■ Task statement ■
Your job is to return the lines between the line holding "Reproduce this chart with Plotly." and the line holding "tick_labels = [40, 120, 200, 280, 360, 440, 520, 600]", inclusive, exactly and with no pictures.

- - - - -

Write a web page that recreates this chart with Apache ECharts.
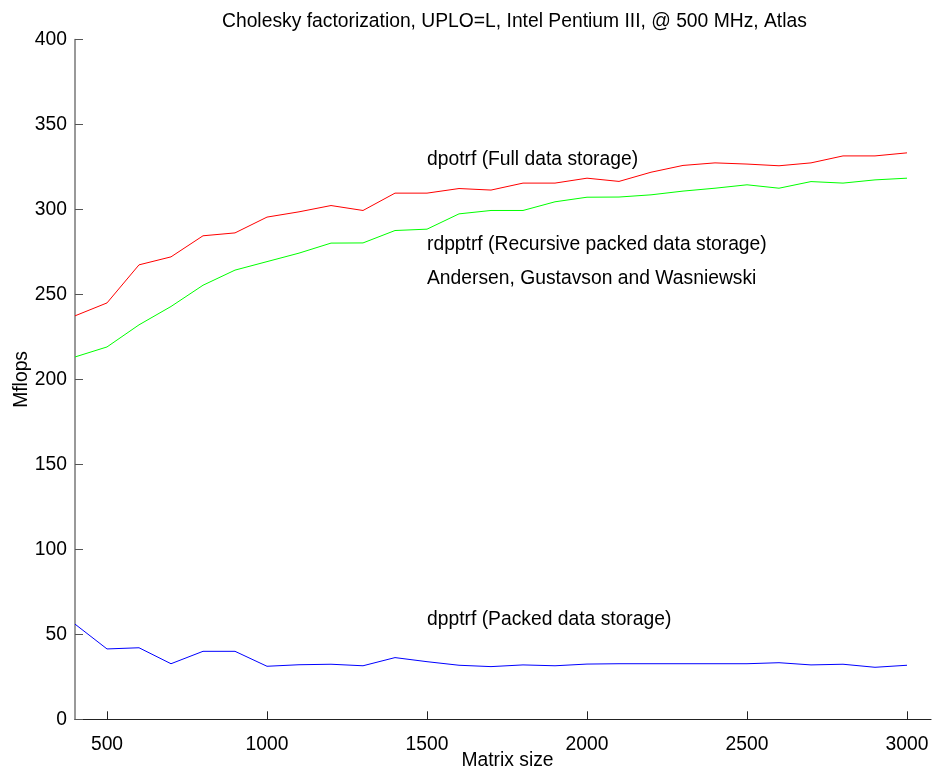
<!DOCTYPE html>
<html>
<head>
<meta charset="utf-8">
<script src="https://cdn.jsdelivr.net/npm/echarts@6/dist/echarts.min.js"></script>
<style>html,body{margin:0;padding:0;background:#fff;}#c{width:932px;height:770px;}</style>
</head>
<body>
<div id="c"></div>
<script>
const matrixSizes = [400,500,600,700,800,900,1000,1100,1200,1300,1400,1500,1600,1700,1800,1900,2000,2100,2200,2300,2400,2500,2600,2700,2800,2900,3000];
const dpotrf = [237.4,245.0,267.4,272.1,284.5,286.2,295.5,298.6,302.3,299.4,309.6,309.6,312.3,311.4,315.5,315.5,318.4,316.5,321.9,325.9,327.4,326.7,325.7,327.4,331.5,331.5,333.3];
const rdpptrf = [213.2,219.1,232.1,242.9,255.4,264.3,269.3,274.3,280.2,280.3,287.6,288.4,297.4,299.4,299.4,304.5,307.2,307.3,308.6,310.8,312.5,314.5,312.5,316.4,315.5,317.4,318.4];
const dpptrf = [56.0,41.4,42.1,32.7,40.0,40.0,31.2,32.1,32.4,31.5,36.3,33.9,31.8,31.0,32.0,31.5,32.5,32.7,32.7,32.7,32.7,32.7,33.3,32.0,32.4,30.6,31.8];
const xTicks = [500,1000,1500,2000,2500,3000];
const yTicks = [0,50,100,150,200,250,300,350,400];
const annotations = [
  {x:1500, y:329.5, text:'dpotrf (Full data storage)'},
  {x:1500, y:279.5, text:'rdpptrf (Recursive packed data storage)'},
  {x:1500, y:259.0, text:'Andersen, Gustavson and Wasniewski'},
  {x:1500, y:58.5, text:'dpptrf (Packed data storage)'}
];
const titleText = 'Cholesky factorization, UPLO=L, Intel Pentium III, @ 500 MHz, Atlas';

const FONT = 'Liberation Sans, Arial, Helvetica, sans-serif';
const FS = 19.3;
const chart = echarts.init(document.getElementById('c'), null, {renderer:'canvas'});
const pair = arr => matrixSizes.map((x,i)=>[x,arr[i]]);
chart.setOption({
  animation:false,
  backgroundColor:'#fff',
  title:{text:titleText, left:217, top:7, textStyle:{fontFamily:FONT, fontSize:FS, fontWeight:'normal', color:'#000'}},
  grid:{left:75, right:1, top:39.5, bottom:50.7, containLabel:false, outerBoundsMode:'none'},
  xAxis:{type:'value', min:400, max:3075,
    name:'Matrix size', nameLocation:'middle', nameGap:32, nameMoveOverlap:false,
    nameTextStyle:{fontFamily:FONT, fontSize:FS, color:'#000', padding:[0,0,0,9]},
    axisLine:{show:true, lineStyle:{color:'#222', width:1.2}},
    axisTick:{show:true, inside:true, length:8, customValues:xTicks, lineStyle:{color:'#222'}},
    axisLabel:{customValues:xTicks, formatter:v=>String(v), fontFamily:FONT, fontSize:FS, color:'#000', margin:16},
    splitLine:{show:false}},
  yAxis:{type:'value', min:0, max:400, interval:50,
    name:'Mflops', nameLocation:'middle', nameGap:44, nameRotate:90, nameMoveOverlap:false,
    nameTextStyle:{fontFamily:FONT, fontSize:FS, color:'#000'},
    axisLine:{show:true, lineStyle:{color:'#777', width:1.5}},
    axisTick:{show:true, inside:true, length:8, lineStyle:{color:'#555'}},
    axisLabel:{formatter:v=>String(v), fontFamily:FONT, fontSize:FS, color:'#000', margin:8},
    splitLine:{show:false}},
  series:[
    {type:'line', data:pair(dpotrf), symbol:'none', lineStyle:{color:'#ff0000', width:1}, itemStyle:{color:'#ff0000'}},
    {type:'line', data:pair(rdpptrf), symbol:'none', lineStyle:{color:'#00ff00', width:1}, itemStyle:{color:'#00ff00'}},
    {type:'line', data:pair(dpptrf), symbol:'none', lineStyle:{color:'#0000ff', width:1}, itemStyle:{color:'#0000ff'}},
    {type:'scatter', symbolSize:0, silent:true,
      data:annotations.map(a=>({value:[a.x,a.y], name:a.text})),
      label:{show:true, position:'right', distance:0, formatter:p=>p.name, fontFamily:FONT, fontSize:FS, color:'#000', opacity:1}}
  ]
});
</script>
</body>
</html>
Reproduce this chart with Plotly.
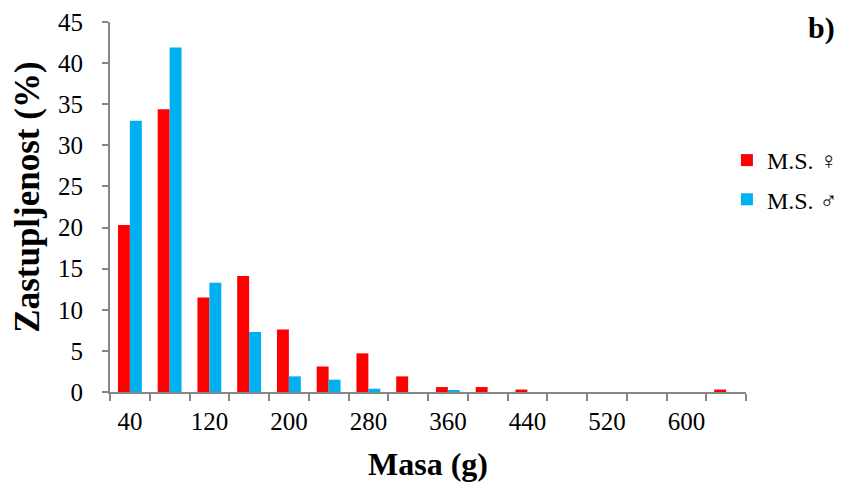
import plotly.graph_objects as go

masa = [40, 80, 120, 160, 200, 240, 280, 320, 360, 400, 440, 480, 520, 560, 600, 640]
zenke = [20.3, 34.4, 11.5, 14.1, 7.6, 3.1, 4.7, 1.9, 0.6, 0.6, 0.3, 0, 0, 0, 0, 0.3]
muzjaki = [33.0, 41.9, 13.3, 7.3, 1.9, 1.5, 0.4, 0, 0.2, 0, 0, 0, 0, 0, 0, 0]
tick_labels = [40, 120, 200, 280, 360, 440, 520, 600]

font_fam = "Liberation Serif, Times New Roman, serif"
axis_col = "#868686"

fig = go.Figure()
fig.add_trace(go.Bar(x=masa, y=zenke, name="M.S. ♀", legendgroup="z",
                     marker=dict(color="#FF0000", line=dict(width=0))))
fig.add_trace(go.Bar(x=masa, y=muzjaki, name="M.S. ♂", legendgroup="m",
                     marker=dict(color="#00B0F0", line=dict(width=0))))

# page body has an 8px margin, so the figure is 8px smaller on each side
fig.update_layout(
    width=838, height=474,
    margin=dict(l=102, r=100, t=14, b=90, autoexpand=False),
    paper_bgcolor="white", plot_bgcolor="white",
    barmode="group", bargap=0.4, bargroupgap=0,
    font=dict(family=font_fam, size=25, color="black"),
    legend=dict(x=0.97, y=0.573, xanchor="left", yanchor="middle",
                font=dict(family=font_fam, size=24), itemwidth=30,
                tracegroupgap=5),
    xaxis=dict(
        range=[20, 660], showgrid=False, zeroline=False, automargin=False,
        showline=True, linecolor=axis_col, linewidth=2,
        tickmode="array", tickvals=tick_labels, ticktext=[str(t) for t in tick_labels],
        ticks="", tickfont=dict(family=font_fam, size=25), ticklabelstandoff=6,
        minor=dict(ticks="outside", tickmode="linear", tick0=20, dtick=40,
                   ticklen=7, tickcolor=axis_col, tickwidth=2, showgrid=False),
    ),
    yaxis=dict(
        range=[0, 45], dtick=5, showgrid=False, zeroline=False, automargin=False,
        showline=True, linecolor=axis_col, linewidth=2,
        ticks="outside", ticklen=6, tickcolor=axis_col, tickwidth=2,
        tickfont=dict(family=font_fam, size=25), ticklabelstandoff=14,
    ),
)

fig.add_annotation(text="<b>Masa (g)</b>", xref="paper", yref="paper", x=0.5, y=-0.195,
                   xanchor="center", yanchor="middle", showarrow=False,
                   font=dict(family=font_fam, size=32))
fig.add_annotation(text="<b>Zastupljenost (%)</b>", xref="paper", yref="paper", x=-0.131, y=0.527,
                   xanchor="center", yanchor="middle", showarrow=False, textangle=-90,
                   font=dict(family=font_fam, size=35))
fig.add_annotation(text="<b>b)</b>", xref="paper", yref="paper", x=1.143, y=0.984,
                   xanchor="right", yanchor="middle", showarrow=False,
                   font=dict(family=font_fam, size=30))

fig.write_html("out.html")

- - - - -

■ Exercise response ■
Reproduce this chart with Plotly.
import plotly.graph_objects as go

masa = [40, 80, 120, 160, 200, 240, 280, 320, 360, 400, 440, 480, 520, 560, 600, 640]
zenke = [20.3, 34.4, 11.5, 14.1, 7.6, 3.1, 4.7, 1.9, 0.6, 0.6, 0.3, 0, 0, 0, 0, 0.3]
muzjaki = [33.0, 41.9, 13.3, 7.3, 1.9, 1.5, 0.4, 0, 0.2, 0, 0, 0, 0, 0, 0, 0]
tick_labels = [40, 120, 200, 280, 360, 440, 520, 600]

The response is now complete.